On the other hand, the call for a strictly peaceful movement under the pretext of guarding against sectarianism, in the manner of some on the Syrian left, went along with a call for dialogue with the regime. It was obvious from the start that these calls would come to nothing. Left forces should have adopted a radical position from the beginning of the movement, they should have called for the overthrow of the regime and not for an illusory dialogue with it. Despite my deep respect and friendship for some members of the Syrian left, I believe that these calls were, and remain, preaching in the wilderness.
On the other hand, does militarisation not lead to the suppression of the peaceful popular character of the revolution?
I have already said that the main strategic dilemma of the Syrian revolution is to succeed in combining the peaceful mass movement with the armed struggle. It is not conceivable, faced with a regime of the nature of the Syrian regime, that the peaceful struggle can continue infinitely. That would be equivalent to advocating that peaceful demonstrators continue to get slaughtered like sheep, day after day.

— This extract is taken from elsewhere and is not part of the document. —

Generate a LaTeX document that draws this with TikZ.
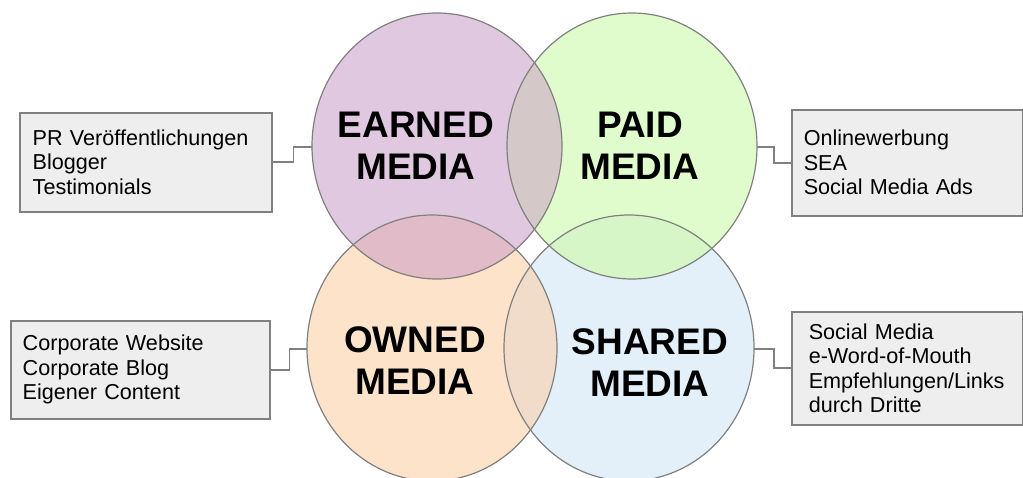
\documentclass[tikz,border=0pt]{standalone}
\usepackage{fontspec}
\setmainfont{Liberation Sans}
\definecolor{cEarned}{RGB}{225,200,225}
\definecolor{cPaid}{RGB}{224,252,204}
\definecolor{cOwned}{RGB}{253,227,201}
\definecolor{cShared}{RGB}{227,240,250}
\definecolor{cEP}{RGB}{213,200,200}
\definecolor{cEO}{RGB}{226,187,200}
\definecolor{cPS}{RGB}{214,246,200}
\definecolor{cOS}{RGB}{240,220,200}
\definecolor{lineg}{RGB}{128,128,128}
\definecolor{boxfill}{RGB}{238,238,238}
\tikzset{
  venn/.style={draw=lineg, line width=1.2pt},
  infobox/.style={draw=lineg, line width=1.5pt, fill=boxfill, anchor=north west,
    inner xsep=0pt, inner ysep=0pt, align=left,
    font=\fontsize{21.6}{24.5}\selectfont},
  title/.style={font=\fontsize{37}{42}\selectfont\bfseries, align=center},
  link/.style={draw=lineg, line width=1.8pt},
}
\begin{document}
\begin{tikzpicture}[x=1pt,y=-1pt]
\useasboundingbox (0,0) rectangle (1023,477);
\def\rx{125}\def\ry{133}
% fills
\fill[cEarned] (437,146) ellipse [x radius=\rx, y radius=\ry];
\fill[cPaid] (632,146) ellipse [x radius=\rx, y radius=\ry];
\fill[cOwned] (432,348) ellipse [x radius=\rx, y radius=\ry];
\fill[cShared] (629,348) ellipse [x radius=\rx, y radius=\ry];
\begin{scope}
  \clip (437,146) ellipse [x radius=\rx, y radius=\ry];
  \fill[cEP] (632,146) ellipse [x radius=\rx, y radius=\ry];
  \fill[cEO] (432,348) ellipse [x radius=\rx, y radius=\ry];
\end{scope}
\begin{scope}
  \clip (629,348) ellipse [x radius=\rx, y radius=\ry];
  \fill[cPS] (632,146) ellipse [x radius=\rx, y radius=\ry];
  \fill[cOS] (432,348) ellipse [x radius=\rx, y radius=\ry];
\end{scope}
% borders
\draw[venn] (437,146) ellipse [x radius=\rx, y radius=\ry];
\draw[venn] (632,146) ellipse [x radius=\rx, y radius=\ry];
\draw[venn] (432,348) ellipse [x radius=\rx, y radius=\ry];
\draw[venn] (629,348) ellipse [x radius=\rx, y radius=\ry];
% anchor coordinates on circles
\coordinate (eL) at (312,147);
\coordinate (pR) at (757,147);
\coordinate (oL) at (307,349);
\coordinate (sR) at (754,349);
% titles
\node[title] (tE) at (416,146) {EARNED\\MEDIA};
\node[title] (tP) at (640,146) {PAID\\MEDIA};
\node[title] (tO) at (415,361) {OWNED\\MEDIA};
\node[title] (tS) at (650,363) {SHARED\\MEDIA};
% boxes
\node[infobox, minimum width=252pt, minimum height=99pt, text width=252pt] (b1) at (19,112)
  {\hspace*{13pt}PR Veröffentlichungen\\\hspace*{13pt}Blogger\\\hspace*{13pt}Testimonials};
\node[infobox, minimum width=231pt, minimum height=106pt, text width=231pt] (b2) at (791,109)
  {\hspace*{12pt}Onlinewerbung\\\hspace*{12pt}SEA\\\hspace*{12pt}Social Media Ads};
\node[infobox, minimum width=259pt, minimum height=98pt, text width=259pt] (b3) at (10,320)
  {\hspace*{12pt}Corporate Website\\\hspace*{12pt}Corporate Blog\\\hspace*{12pt}Eigener Content};
\node[infobox, minimum width=231pt, minimum height=113pt, text width=231pt] (b4) at (791,311)
  {\hspace*{17pt}Social Media\\\hspace*{17pt}e-Word-of-Mouth\\\hspace*{17pt}Empfehlungen/Links\\\hspace*{17pt}durch Dritte};
% connectors
\draw[link] (b1.east) -- ++(21,0) |- (eL);
\draw[link] (pR) -- ++(17,0) |- (b2.west);
\draw[link] (b3.east) -- ++(19,0) |- (oL);
\draw[link] (sR) -- ++(20,0) |- (b4.west);
\end{tikzpicture}
\end{document}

It is a classic dilemma in popular revolutions against tyrannical regimes that do not hesitate to kill. Under such conditions, it becomes necessary to create an armed wing of the revolution to protect the peaceful movement, and wage guerrilla warfare against the forces of the regime and its murderous militias (the “shabbiha”).
The slide to a sectarian war would lead, on the other hand, to the prolongation of the conflict and the widening of the Assad regime’s base rather than its shrinking. The solution is to build networks of popular resistance around a democratic charter which clearly rejects sectarianism, of which we already see beginnings. That is crucial for the future of the revolution and the state in Syria.